Repeat, exactly and only, the lines from the beginning of the data through the line with "1.39, 1.32, 1.28];". Pictures are left out.

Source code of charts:
-*-
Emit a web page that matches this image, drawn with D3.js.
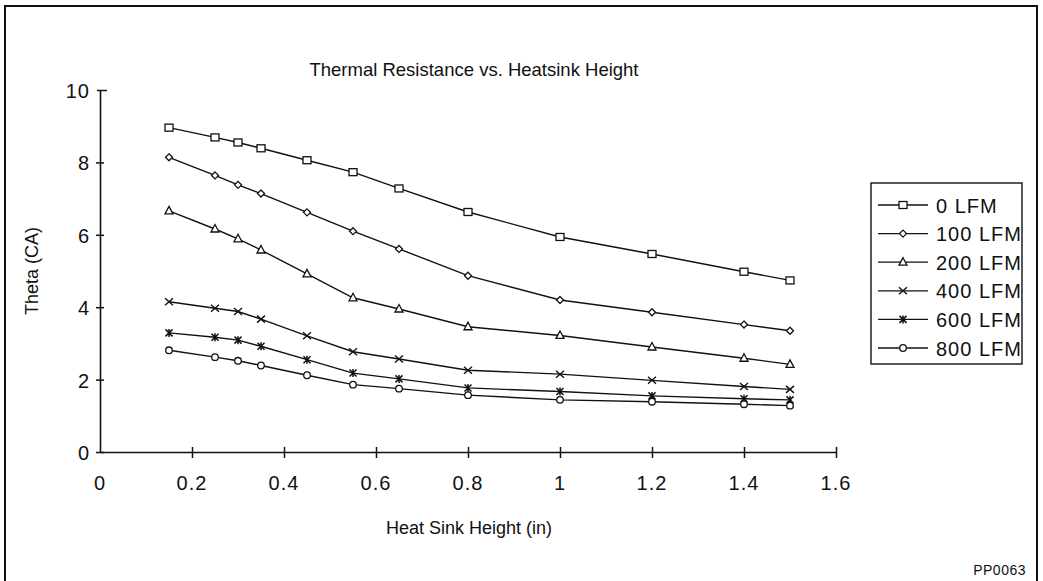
<!DOCTYPE html>
<html>
<head>
<meta charset="utf-8">
<script src="https://cdn.jsdelivr.net/npm/d3@7"></script>
<style>
  html, body { margin: 0; padding: 0; background: #fff; }
  svg { display: block; font-family: "Liberation Sans", Arial, Helvetica, sans-serif; }
</style>
</head>
<body>
<svg id="chart" width="1043" height="581"></svg>
<script>
// Heat sink heights (in) at which thermal resistance was measured
const heights = [0.15, 0.25, 0.3, 0.35, 0.45, 0.55, 0.65, 0.8, 1.0, 1.2, 1.4, 1.5];

// Theta (CA) for each airflow
const lfm0   = [8.96, 8.69, 8.55, 8.39, 8.06, 7.73, 7.28, 6.63, 5.94, 5.47, 4.98, 4.74];
const lfm100 = [8.14, 7.64, 7.38, 7.14, 6.62, 6.10, 5.61, 4.87, 4.20, 3.86, 3.52, 3.35];
const lfm200 = [6.66, 6.16, 5.89, 5.58, 4.92, 4.26, 3.95, 3.46, 3.22, 2.90, 2.59, 2.42];
const lfm400 = [4.15, 3.97, 3.88, 3.67, 3.21, 2.77, 2.57, 2.26, 2.15, 1.98, 1.81, 1.73];
const lfm600 = [3.29, 3.17, 3.09, 2.92, 2.55, 2.18, 2.02, 1.77, 1.67, 1.55, 1.47, 1.44];
const lfm800 = [2.81, 2.62, 2.52, 2.39, 2.12, 1.86, 1.75, 1.57, 1.44, 1.39, 1.32, 1.28];

const seriesNames = ["0 LFM", "100 LFM", "200 LFM", "400 LFM", "600 LFM", "800 LFM"];
const seriesValues = [lfm0, lfm100, lfm200, lfm400, lfm600, lfm800];
const markerKinds = ["square", "diamond", "triangle", "cross", "asterisk", "circle"];

const xTicks = [0, 0.2, 0.4, 0.6, 0.8, 1, 1.2, 1.4, 1.6];
const yTicks = [0, 2, 4, 6, 8, 10];

const titleText = "Thermal Resistance vs. Heatsink Height";
const xTitle = "Heat Sink Height (in)";
const yTitle = "Theta (CA)";
const footText = "PP0063";

const svg = d3.select("#chart");

// page frame
svg.append("path")
  .attr("d", "M5,590 L5,6 L1037,6 L1037,590")
  .attr("fill", "none").attr("stroke", "#111").attr("stroke-width", 2);

const x = d3.scaleLinear().domain([0, 1.6]).range([100, 836]);
const y = d3.scaleLinear().domain([0, 10]).range([452, 90]);

// axes: ticks cross the axis line
const xAxis = svg.append("g").attr("transform", `translate(0,${y(0)})`)
  .call(d3.axisBottom(x).tickValues(xTicks.slice(1)).tickSize(0).tickFormat(""));
const yAxis = svg.append("g").attr("transform", `translate(${x(0)},0)`)
  .call(d3.axisLeft(y).tickValues(yTicks).tickSize(0).tickFormat(""));
[xAxis, yAxis].forEach(g => {
  g.select(".domain").attr("stroke", "#111").attr("stroke-width", 1.6);
});
xAxis.selectAll(".tick line").attr("y1", -5).attr("y2", 6).attr("stroke", "#111").attr("stroke-width", 1.5);
yAxis.selectAll(".tick line").attr("x1", -4).attr("x2", 4).attr("stroke", "#111").attr("stroke-width", 1.5);
yAxis.selectAll(".tick").filter(d => d === 10).select("line").attr("x1", -3).attr("x2", 7);

// tick labels
svg.append("g").selectAll("text").data(xTicks).join("text")
  .attr("x", d => x(d)).attr("y", 490)
  .attr("text-anchor", "middle")
  .attr("font-size", 20).attr("letter-spacing", 1).attr("fill", "#111")
  .text(d => d3.format("~g")(d));
svg.append("g").selectAll("text").data(yTicks).join("text")
  .attr("x", 90).attr("y", d => y(d) + 8)
  .attr("text-anchor", "end")
  .attr("font-size", 20).attr("letter-spacing", 1).attr("fill", "#111")
  .text(d => d);

// titles
svg.append("text").attr("x", 474).attr("y", 76).attr("text-anchor", "middle")
  .attr("font-size", 18.5).attr("fill", "#111").text(titleText);
svg.append("text").attr("x", 469).attr("y", 534).attr("text-anchor", "middle")
  .attr("font-size", 18).attr("fill", "#111").text(xTitle);
svg.append("text").attr("transform", "translate(38,271) rotate(-90)")
  .attr("text-anchor", "middle")
  .attr("font-size", 18).attr("fill", "#111").text(yTitle);
svg.append("text").attr("x", 1026).attr("y", 575).attr("text-anchor", "end")
  .attr("font-size", 14).attr("letter-spacing", 0.5).attr("fill", "#111").text(footText);

// marker drawing
function drawMarker(g, kind, cx, cy) {
  const s = "#111";
  if (kind === "square") {
    g.append("rect").attr("x", cx - 4).attr("y", cy - 3.5).attr("width", 8).attr("height", 7)
      .attr("fill", "#fff").attr("stroke", s).attr("stroke-width", 1.3);
  } else if (kind === "diamond") {
    g.append("path").attr("d", `M${cx},${cy-3.5} L${cx+3.5},${cy} L${cx},${cy+3.5} L${cx-3.5},${cy} Z`)
      .attr("fill", "#fff").attr("stroke", s).attr("stroke-width", 1.3);
  } else if (kind === "triangle") {
    g.append("path").attr("d", `M${cx},${cy-4.5} L${cx+4},${cy+3} L${cx-4},${cy+3} Z`)
      .attr("fill", "#fff").attr("stroke", s).attr("stroke-width", 1.3);
  } else if (kind === "cross") {
    g.append("path").attr("d", `M${cx-4},${cy-3.5} L${cx+4},${cy+3.5} M${cx-4},${cy+3.5} L${cx+4},${cy-3.5}`)
      .attr("fill", "none").attr("stroke", s).attr("stroke-width", 1.4);
  } else if (kind === "asterisk") {
    g.append("path").attr("d", `M${cx-3.5},${cy-3.5} L${cx+3.5},${cy+3.5} M${cx-3.5},${cy+3.5} L${cx+3.5},${cy-3.5} M${cx},${cy-4} L${cx},${cy+4}`)
      .attr("fill", "none").attr("stroke", s).attr("stroke-width", 1.5);
  } else if (kind === "circle") {
    g.append("circle").attr("cx", cx).attr("cy", cy).attr("r", 3.3)
      .attr("fill", "#fff").attr("stroke", s).attr("stroke-width", 1.3);
  }
}

// series lines and markers
const line = d3.line().x(d => x(d[0])).y(d => y(d[1]));
seriesValues.forEach((vals, i) => {
  const pts = heights.map((h, j) => [h, vals[j]]);
  const g = svg.append("g");
  g.append("path").datum(pts).attr("d", line)
    .attr("fill", "none").attr("stroke", "#111").attr("stroke-width", 1.4);
  pts.forEach(p => drawMarker(g, markerKinds[i], x(p[0]), y(p[1])));
});

// legend
const legend = svg.append("g");
legend.append("rect").attr("x", 871).attr("y", 183).attr("width", 151).attr("height", 181)
  .attr("fill", "#fff").attr("stroke", "#111").attr("stroke-width", 1.4);
seriesNames.forEach((name, i) => {
  const ly = 205 + i * 28.6;
  legend.append("line").attr("x1", 878).attr("x2", 928).attr("y1", ly).attr("y2", ly)
    .attr("stroke", "#111").attr("stroke-width", 1.3);
  drawMarker(legend, markerKinds[i], 903, ly);
  legend.append("text").attr("x", 936).attr("y", ly + 7.5)
    .attr("font-size", 20).attr("letter-spacing", 1).attr("fill", "#111").text(name);
});
</script>
</body>
</html>
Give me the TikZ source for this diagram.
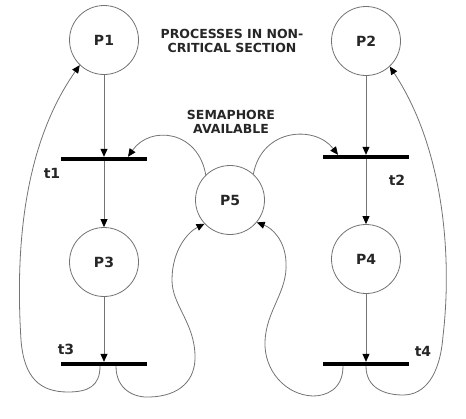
\documentclass[tikz,border=0pt]{standalone}
\usepackage{fontspec}
\setmainfont{DejaVu Sans}
\usetikzlibrary{arrows.meta}

\begin{document}
\begin{tikzpicture}[x=1pt,y=-1pt,
  place/.style={draw=black!55,line width=0.8pt,circle,minimum size=69pt,inner sep=0pt,
    font=\fontsize{14}{16}\selectfont\bfseries,text=black!85},
  trans/.style={fill=black,rectangle,minimum width=86pt,minimum height=4pt,inner sep=0pt},
  arc/.style={draw=black!55,line width=0.8pt,-{Triangle[length=8pt,width=7pt,color=black]}},
  lbl/.style={font=\fontsize{14}{16}\selectfont\bfseries,text=black!85},
  note/.style={align=center,font=\fontsize{12.5}{14}\selectfont\bfseries,text=black!85}]
\useasboundingbox (0,0) rectangle (466,418);

% places
\node[place] (P1) at (104,40) {P1};
\node[place] (P2) at (366,41) {P2};
\node[place] (P3) at (104,262) {P3};
\node[place] (P4) at (366,259) {P4};
\node[place] (P5) at (230,200) {P5};

% transitions
\node[trans] (t1) at (104,159) {};
\node[trans] (t2) at (366,157) {};
\node[trans] (t3) at (104,364) {};
\node[trans] (t4) at (366,364) {};
\node[lbl] (lt1) at (52,173) {t1};
\node[lbl] (lt2) at (397,180) {t2};
\node[lbl] (lt3) at (66,349) {t3};
\node[lbl] (lt4) at (423,351) {t4};

% notes
\node[note] (crit) at (232,41) {PROCESSES IN NON-\\CRITICAL SECTION};
\node[note] (sem) at (231,122) {SEMAPHORE\\AVAILABLE};

% straight arcs
\draw[arc] (P1) -- (t1);
\draw[arc] (t1) -- (P3);
\draw[arc] (P3) -- (t3);
\draw[arc] (P2) -- (t2);
\draw[arc] (t2) -- (P4);
\draw[arc] (P4) -- (t4);

% semaphore taken
\draw[arc] (P5.134) .. controls (198,130) and (150,125) .. ([xshift=24pt]t1.north);
\draw[arc] (P5.48) .. controls (262,128) and (315,125) .. ([xshift=-28pt]t2.north);

% return arcs
\draw[arc] ([xshift=-4pt]t3.south) .. controls +(0,20) and (88,392) .. (68,392)
  .. controls (40,392) and (24,378) .. (21,340)
  .. controls (16,260) and (20,150) .. (P1.226);
\draw[arc] ([xshift=12pt]t3.south) .. controls +(0,24) and (135,398) .. (150,397)
  .. controls (180,396) and (196,380) .. (195,355)
  .. controls (194,322) and (172,305) .. (172,280)
  .. controls (172,250) and (188,232) .. (P5.223);
\draw[arc] ([xshift=-23pt]t4.south) .. controls +(0,24) and (325,396) .. (313,396)
  .. controls (285,395) and (264,370) .. (265,342)
  .. controls (266,310) and (288,292) .. (286,262)
  .. controls (285,240) and (272,228) .. (P5.320);
\draw[arc] (t4.south) .. controls +(0,22) and (385,395) .. (403,395)
  .. controls (425,395) and (440,375) .. (443,336)
  .. controls (452,260) and (445,150) .. (P2.313);

\end{tikzpicture}
\end{document}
-*-
- [RESPONSE TO THE TASK]:
Emit a web page that matches this image, drawn with D3.js.
<!DOCTYPE html>
<html>
<head>
<meta charset="utf-8">
<script src="https://cdn.jsdelivr.net/npm/d3@7"></script>
<style>
  html, body { margin: 0; padding: 0; background: #fff; }
  svg { display: block; font-family: "Liberation Sans", Arial, Helvetica, sans-serif; }
</style>
</head>
<body>
<svg id="chart" width="1043" height="581"></svg>
<script>
// Heat sink heights (in) at which thermal resistance was measured
const heights = [0.15, 0.25, 0.3, 0.35, 0.45, 0.55, 0.65, 0.8, 1.0, 1.2, 1.4, 1.5];

// Theta (CA) for each airflow
const lfm0   = [8.96, 8.69, 8.55, 8.39, 8.06, 7.73, 7.28, 6.63, 5.94, 5.47, 4.98, 4.74];
const lfm100 = [8.14, 7.64, 7.38, 7.14, 6.62, 6.10, 5.61, 4.87, 4.20, 3.86, 3.52, 3.35];
const lfm200 = [6.66, 6.16, 5.89, 5.58, 4.92, 4.26, 3.95, 3.46, 3.22, 2.90, 2.59, 2.42];
const lfm400 = [4.15, 3.97, 3.88, 3.67, 3.21, 2.77, 2.57, 2.26, 2.15, 1.98, 1.81, 1.73];
const lfm600 = [3.29, 3.17, 3.09, 2.92, 2.55, 2.18, 2.02, 1.77, 1.67, 1.55, 1.47, 1.44];
const lfm800 = [2.81, 2.62, 2.52, 2.39, 2.12, 1.86, 1.75, 1.57, 1.44, 1.39, 1.32, 1.28];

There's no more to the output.